研究
吉川 茜・垣内 千尋
研究内容
1. 統合失調症における思春期発症分子基盤の解明
統合失調症は「思春期」という人生早期に発症し、未だ根治治療が存在しないため、患者さんや家族の苦悩は生涯にわたります。私たちは、統合失調症が思春期に好発する分子基盤について、将来的に疾患の発症予防に繋がる知見を同定すべく、生物学的な研究を進めています。特に、統合失調症のグルタミン酸仮説であるNMDA受容体機能低下仮説は、近年の大規模ゲノム解析結果からも支持され、再び注目を集めています。NMDA受容体は年齢依存的にサブユニット構造が変化し薬理学的特徴が変わることが知られており、この制御に関わる因子が病態に関与する可能性について研究を進めています。

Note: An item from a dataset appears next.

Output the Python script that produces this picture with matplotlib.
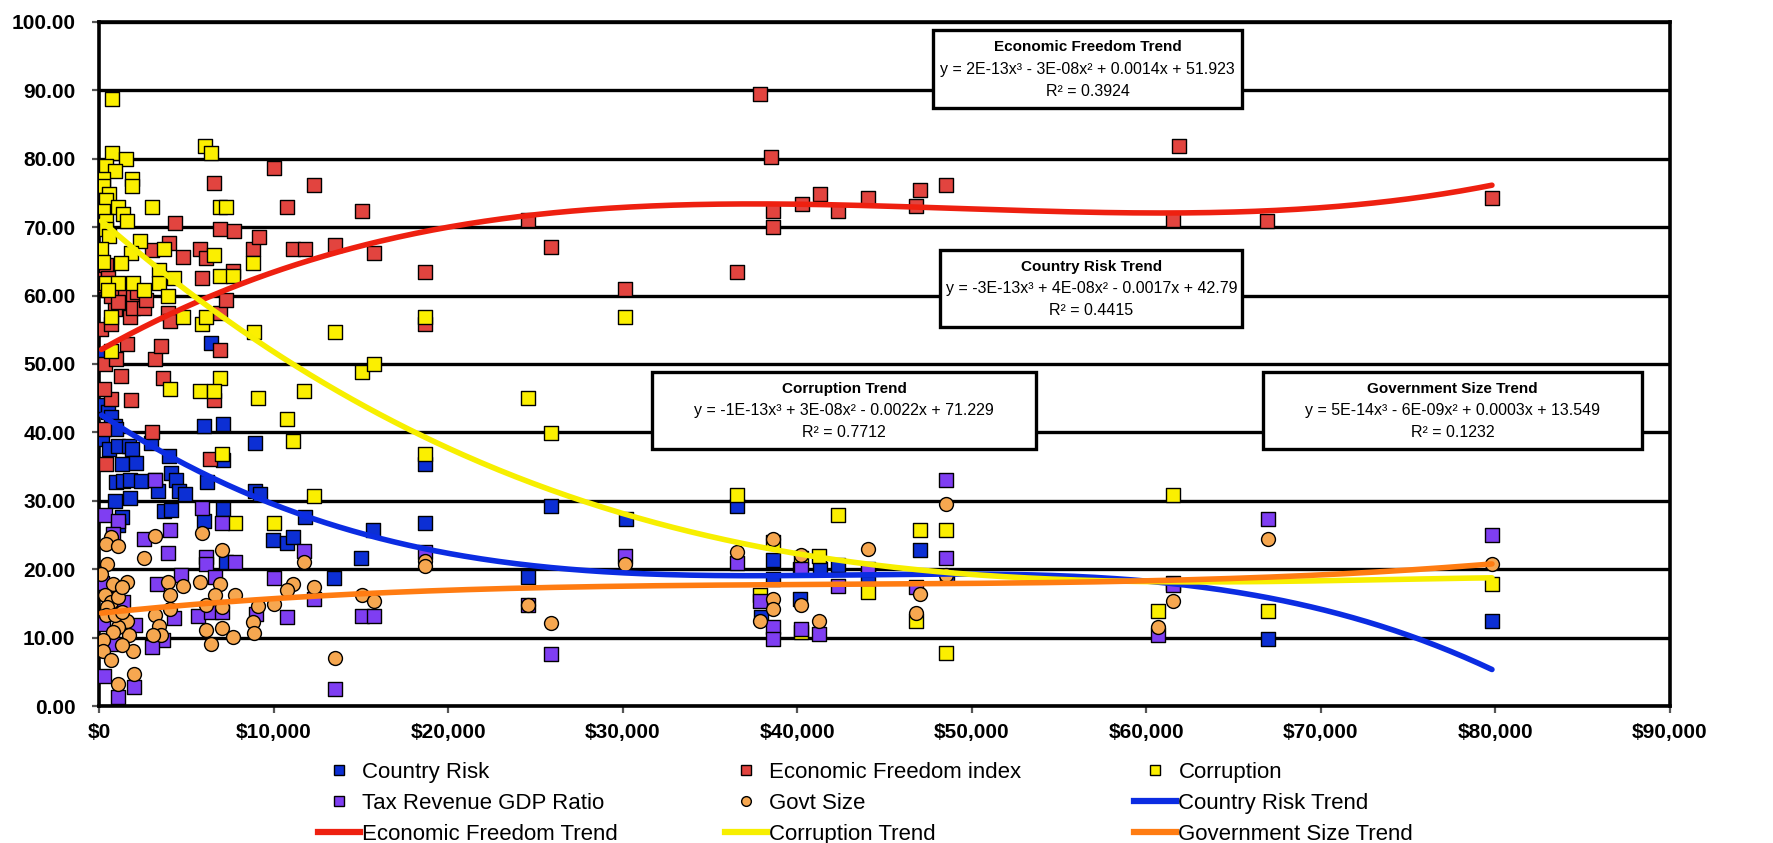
import numpy as np
import matplotlib
matplotlib.use("Agg")
import matplotlib.pyplot as plt
from matplotlib.lines import Line2D
from matplotlib.patches import Rectangle

plt.rcParams['font.family'] = ['Liberation Sans', 'DejaVu Sans']

# ---------------- data: GDP per capita (US$) vs. index values ----------------
risk_gdp = [150, 300, 500, 700, 900, 200, 1000, 600, 1100, 1300, 1700, 1900, 2100, 1000, 1400,
            1800, 2400, 3200, 3400, 900, 1800, 1300, 1100, 3000, 4000, 4100, 4400, 4600, 4900, 3700,
            4100, 6000, 6400, 6200, 6000, 7100, 7100, 7100, 7300, 8930, 8930, 9240, 9960, 10780, 11090,
            11810, 13450, 14990, 15710, 18690, 18690, 24550, 25880, 30190, 36560, 37900, 38620, 38620,
            40160, 40160, 41290, 42310, 44060, 47040, 48580, 61520, 66960, 79800]
risk_val = [51.5, 44.0, 43.0, 42.2, 41.0, 39.0, 40.5, 37.5, 38.0, 35.4, 38.0, 37.5, 35.5, 32.7, 32.9,
            33.0, 32.9, 33.0, 31.5, 29.9, 30.4, 27.6, 26.5, 38.5, 36.5, 34.0, 33.0, 31.5, 31.0, 28.5,
            28.6, 40.9, 53.1, 32.7, 27.0, 41.3, 36.0, 28.8, 21.0, 38.4, 31.4, 31.0, 24.2, 23.9, 24.7,
            27.6, 18.7, 21.6, 25.7, 35.4, 26.8, 18.8, 29.3, 27.3, 29.2, 13.0, 21.3, 18.5,
            15.6, 20.0, 20.0, 20.6, 19.0, 22.8, 19.0, 18.0, 9.8, 12.4]

efi_gdp = [290, 400, 140, 350, 250, 670, 890, 1000, 1270, 1300, 1630, 1750, 1950, 1950, 2580,
           300, 400, 500, 700, 1100, 2200, 2700, 3010, 3060, 3220, 3550, 3690, 3970, 4010, 4070,
           4330, 4800, 5780, 5880, 6110, 6380, 6590, 6590, 6950, 6950, 6950, 7270, 7700, 7740, 8800,
           9140, 10000, 10750, 11090, 11790, 12290, 13500, 15060, 15730, 18690, 18690, 24550, 25880,
           30150, 36560, 37880, 38500, 38620, 38620, 40280, 41310, 42330, 44060, 46800, 47040,
           48530, 61900, 61510, 66940, 79800, 1840, 670, 290]
efi_val = [40.5, 35.4, 55.1, 50.0, 61.5, 55.8, 58.0, 50.8, 48.3, 60.0, 52.9, 56.8, 60.0, 58.2, 58.2,
           63.5, 64.5, 62.5, 60.0, 59.0, 60.5, 59.3, 66.6, 40.1, 50.8, 52.7, 47.9, 57.5, 67.7, 56.3,
           70.6, 65.7, 66.8, 62.6, 65.5, 36.1, 76.5, 44.7, 69.7, 57.5, 52.0, 59.4, 63.6, 69.5, 66.8,
           68.6, 78.6, 73.0, 66.8, 66.8, 76.1, 67.4, 72.3, 66.3, 63.5, 55.8, 71.1, 67.1,
           60.9, 63.4, 89.5, 80.2, 72.3, 70.1, 73.4, 74.9, 72.3, 74.3, 73.1, 75.5,
           76.2, 81.8, 71.1, 70.9, 74.3, 44.7, 44.9, 46.3]

corr_gdp = [720, 720, 1570, 400, 890, 220, 1900, 1900, 250, 560, 400, 3060, 1110, 6950, 7270,
            250, 1400, 1630, 400, 400, 560, 2330, 140, 3720, 1840, 6590, 250, 1270, 8800, 3450,
            4290, 6950, 7700, 400, 1060, 1950, 3450, 500, 2580, 3970, 5880, 6110, 670, 4830, 8890,
            13500, 18690, 670, 15040, 15730, 6950, 4070, 5780, 6590, 9100, 11750, 24550, 10750, 11090,
            25880, 7060, 18690, 12290, 7800, 10000, 30150, 36560, 38620, 37880, 40210, 41250, 40210,
            42310, 44060, 47040, 46800, 48530, 48530, 60640, 61520, 66960, 79800, 6100, 6420]
corr_val = [88.8, 80.9, 80.0, 79.0, 78.2, 77.0, 77.0, 76.0, 76.0, 74.8, 74.0, 73.0, 73.0, 73.0, 73.0,
            72.4, 71.9, 70.9, 70.9, 69.7, 68.7, 68.0, 66.8, 66.8, 66.2, 66.0, 64.9, 64.8, 64.8, 63.8,
            62.6, 62.9, 62.9, 61.9, 61.9, 61.9, 61.9, 60.8, 60.8, 60.0, 55.9, 56.8, 56.9, 56.8, 54.7,
            54.7, 56.9, 51.9, 48.9, 50.0, 48.0, 46.3, 46.1, 46.1, 45.1, 46.1, 45.1, 41.9, 38.8,
            39.9, 36.8, 36.8, 30.7, 26.8, 26.8, 56.8, 30.8, 24.0, 16.2, 21.7, 21.9, 10.8,
            27.9, 16.6, 25.8, 12.5, 25.8, 7.7, 13.9, 30.8, 13.9, 17.8, 81.9, 80.9]

tax_gdp = [340, 1100, 780, 3190, 4050, 2550, 3970, 5890, 7020, 6110, 6110, 7800, 6640, 10000, 11750,
           12290, 18690, 3340, 4710, 4290, 5680, 6420, 7020, 9010, 10750, 15040, 15730, 340, 200, 1400,
           2050, 3660, 3060, 780, 230, 290, 2010, 1060, 13500, 25880, 24550, 30150, 36560, 37880, 38620,
           38620, 40210, 40210, 41250, 42310, 44060, 46800, 48530, 48530, 60640, 61520, 66960, 79800]
tax_val = [27.9, 27.1, 25.2, 33.1, 25.7, 24.4, 22.4, 28.9, 26.8, 21.8, 20.8, 21.0, 18.8, 18.7, 22.6,
           15.7, 22.5, 17.9, 19.1, 12.8, 13.2, 13.7, 13.7, 13.5, 13.0, 13.2, 13.2, 16.6, 18.0, 15.2,
           11.8, 9.6, 8.6, 9.1, 12.0, 4.4, 2.8, 1.3, 2.5, 7.6, 14.7, 22.0, 20.9, 15.3, 11.5,
           9.8, 20.0, 11.3, 10.5, 17.5, 20.0, 17.4, 33.0, 21.6, 10.4, 17.7, 27.3, 25.0]

gov_gdp = [670, 400, 1060, 2550, 450, 130, 780, 1630, 3190, 3970, 4830, 4070, 4070, 5780, 5880,
           7060, 6950, 6640, 7800, 6110, 7060, 9100, 10000, 11090, 10750, 11750, 12290, 15040, 15730, 18690,
           18690, 24550, 25880, 13500, 6110, 7060, 6420, 7700, 8800, 8890, 3220, 3450, 3550, 3120, 1730,
           1630, 1950, 1340, 1100, 780, 230, 230, 670, 1060, 2010, 340, 670, 1060, 1300, 450,
           400, 890, 1300, 30150, 36560, 38620, 37880, 38620, 38620, 40210, 40210, 41250, 44060, 47040, 46800,
           48530, 48530, 60640, 61520, 66960, 79800]
gov_val = [24.7, 23.7, 23.4, 21.6, 20.8, 19.3, 17.9, 18.1, 24.8, 18.1, 17.6, 16.3, 14.2, 18.1, 25.3,
           22.8, 17.9, 16.3, 16.3, 14.8, 14.5, 14.6, 14.9, 17.9, 17.0, 21.0, 17.4, 16.2, 15.3, 21.2,
           20.5, 14.7, 12.1, 7.0, 11.1, 11.4, 9.0, 10.1, 12.3, 10.7, 13.3, 11.7, 10.4, 10.4, 10.4,
           12.5, 8.1, 8.9, 11.5, 10.8, 9.6, 8.0, 6.7, 3.2, 4.7, 16.2, 15.2, 15.9, 17.4, 14.5,
           13.3, 13.3, 13.7, 20.7, 22.5, 24.4, 12.4, 15.7, 14.2, 22.1, 14.7, 12.5, 22.9, 16.4, 13.6,
           29.5, 19.1, 11.5, 15.3, 24.4, 20.7]

# cubic trend coefficients (highest power first) and their R^2
risk_trend = [-3.08e-13, 4.0e-8, -0.0017, 42.79]
efi_trend = [2.1e-13, -3.1e-8, 0.00144, 51.923]
corr_trend = [-1.4e-13, 3.1e-8, -0.00224, 71.229]
gov_trend = [4.7e-14, -6.0e-9, 0.00027, 13.549]
r_squared = {'risk': 0.4415, 'efi': 0.3924, 'corr': 0.7712, 'gov': 0.1232}

x_ticks = list(range(0, 90001, 10000))
y_ticks = list(range(0, 101, 10))

# ---------------- styling ----------------
C_BLUE, C_RED, C_YEL, C_PUR, C_ORA = '#0c2fd4', '#e2443f', '#fbef00', '#7f3ef2', '#f6a750'
T_BLUE, T_RED, T_YEL, T_ORA = '#0b2ce2', '#ee2010', '#f7ef00', '#ff7c12'


def trend_label(title, coef, r2):
    def sci(c):
        return f"{abs(c):.0E}"
    parts = [sci(coef[0]) + "x³", sci(coef[1]) + "x²",
             f"{abs(coef[2]):.4f}" + "x", f"{abs(coef[3]):.3f}".rstrip('0').rstrip('.')]
    eq = "y = " + ("-" if coef[0] < 0 else "") + parts[0]
    for c, p in zip(coef[1:], parts[1:]):
        eq += (" - " if c < 0 else " + ") + p
    return title, eq, f"R² = {r2:.4f}"


W, H = 1773, 843
fig = plt.figure(figsize=(W / 100, H / 100), dpi=100)
ax = fig.add_axes([99 / W, 1 - 706 / H, (1670 - 99) / W, (706 - 22) / H])
ax.set_xlim(0, 90000)
ax.set_ylim(0, 100)
ax.set_xticks(x_ticks, labels=[f"${v:,.0f}" for v in x_ticks], fontsize=15, fontweight='bold')
ax.set_yticks(y_ticks, labels=[f"{v:.2f}" for v in y_ticks], fontsize=15, fontweight='bold')
ax.tick_params(axis='both', length=5, width=1.6, color='#555555')
ax.tick_params(axis='x', pad=7)
ax.tick_params(axis='y', pad=12)
ax.grid(axis='y', color='black', linewidth=2.4)
ax.set_axisbelow(True)
for s in ax.spines.values():
    s.set_linewidth(2.6)
    s.set_color('black')

series = [
    (risk_gdp, risk_val, 's', C_BLUE),
    (efi_gdp, efi_val, 's', C_RED),
    (corr_gdp, corr_val, 's', C_YEL),
    (tax_gdp, tax_val, 's', C_PUR),
    (gov_gdp, gov_val, 'o', C_ORA),
]
for xs, ys, mk, col in series:
    ax.scatter(xs, ys, marker=mk, s=100, c=col, edgecolors='black', linewidths=1.0, zorder=3)

trends = [
    (risk_gdp, risk_trend, T_BLUE),
    (efi_gdp, efi_trend, T_RED),
    (corr_gdp, corr_trend, T_YEL),
    (gov_gdp, gov_trend, T_ORA),
]
for xs, coef, col in trends:
    xx = np.linspace(min(xs), max(xs), 400)
    ax.plot(xx, np.polyval(coef, xx), color=col, lw=4.0, zorder=4, solid_capstyle='round')

# equation boxes: (x0, x1, y0, y1) in data units
boxes = [
    (trend_label("Economic Freedom Trend", efi_trend, r_squared['efi']), (47800, 65500, 87.4, 98.8)),
    (trend_label("Country Risk Trend", risk_trend, r_squared['risk']), (48200, 65500, 55.4, 66.6)),
    (trend_label("Corruption Trend", corr_trend, r_squared['corr']), (31700, 53700, 37.5, 48.8)),
    (trend_label("Government Size Trend", gov_trend, r_squared['gov']), (66700, 88400, 37.5, 48.8)),
]
for (title, eq, r2), (x0, x1, y0, y1) in boxes:
    ax.add_patch(Rectangle((x0, y0), x1 - x0, y1 - y0, facecolor='white', edgecolor='black',
                           linewidth=2.4, zorder=6))
    xc = (x0 + x1) / 2
    h = y1 - y0
    ax.text(xc, y1 - 0.22 * h, title, ha='center', va='center', fontsize=11,
            fontweight='bold', zorder=7)
    ax.text(xc, y1 - 0.50 * h, eq, ha='center', va='center', fontsize=11.5, zorder=7)
    ax.text(xc, y1 - 0.78 * h, r2, ha='center', va='center', fontsize=11.5, zorder=7)


def mk_handle(marker, col):
    return Line2D([], [], marker=marker, ls='none', markersize=7, markerfacecolor=col,
                  markeredgecolor='black', markeredgewidth=1.0)


def ln_handle(col):
    return Line2D([], [], color=col, lw=4.5)


legend_cols = [
    [(mk_handle('s', C_BLUE), 'Country Risk'), (mk_handle('s', C_PUR), 'Tax Revenue GDP Ratio'),
     (ln_handle(T_RED), 'Economic Freedom Trend')],
    [(mk_handle('s', C_RED), 'Economic Freedom index'), (mk_handle('o', C_ORA), 'Govt Size'),
     (ln_handle(T_YEL), 'Corruption Trend')],
    [(mk_handle('s', C_YEL), 'Corruption'), (ln_handle(T_BLUE), 'Country Risk Trend'),
     (ln_handle(T_ORA), 'Government Size Trend')],
]
for x_px, col in zip([318, 725, 1134], legend_cols):
    fig.legend([h for h, _ in col], [t for _, t in col], loc='upper left',
               bbox_to_anchor=(x_px / W, 1 - 762 / H), frameon=False,
               prop={'size': 16}, handlelength=1.9, handletextpad=0.1,
               labelspacing=0.45, borderpad=0, borderaxespad=0)

fig.savefig('out.png', dpi=100, facecolor='white')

2. 精神疾患の個別化医療に向けた治療反応性を予測する遺伝学的指標の開発
これまで精神疾患患者さんへの向精神薬の有効性や副作用発現の可能性は、実際に服用するまで予測することが出来ず、治療薬の選択は主に主治医の判断に委ねられて来ました。しかしながら、治療開始の段階から最善の治療薬の選択を行うことが出来れば、患者さんやご家族の苦悩を最小限に留めることが出来るのではないかと考え、私たちは、精神疾患の方への個別化医療を目指し、作用機序が未だ不明な向精神薬の作用機序を研究すると共に、向精神薬の有効性や副作用発現の可能性を事前に予測する遺伝子指標の開発を進めています。これらの指標をもとに、将来的に初期治療の段階から安全かつ有効な治療が提供出来れば、患者さんのアドヒアランスも向上し、良好な予後が期待できる可能性があり、臨床に根差した研究に取り組んでいます。
3. 統合失調症における次世代シナプス病態修飾薬の開発
統合失調症の薬物療法はこれまで、主にドパミンD2受容体遮断を主とした神経伝達物質の受容体を標的として行われて来ました。しかしながら、近年の大規模ゲノムワイド関連解析のメタ解析からは、シナプス接着分子や足場タンパク質等のシナプス関連分子の関与が明らかとなり、新たな治療標的分子としての期待が高まっています。私たちは、統合失調症患者さんの縦断的臨床データおよびゲノムデータをもとに、新規治療標的分子となりうるシナプス足場タンパク質をコードする遺伝子の関与を同定し、その分子を標的とした「シナプス病態修飾薬」の開発に向けて研究を進めています。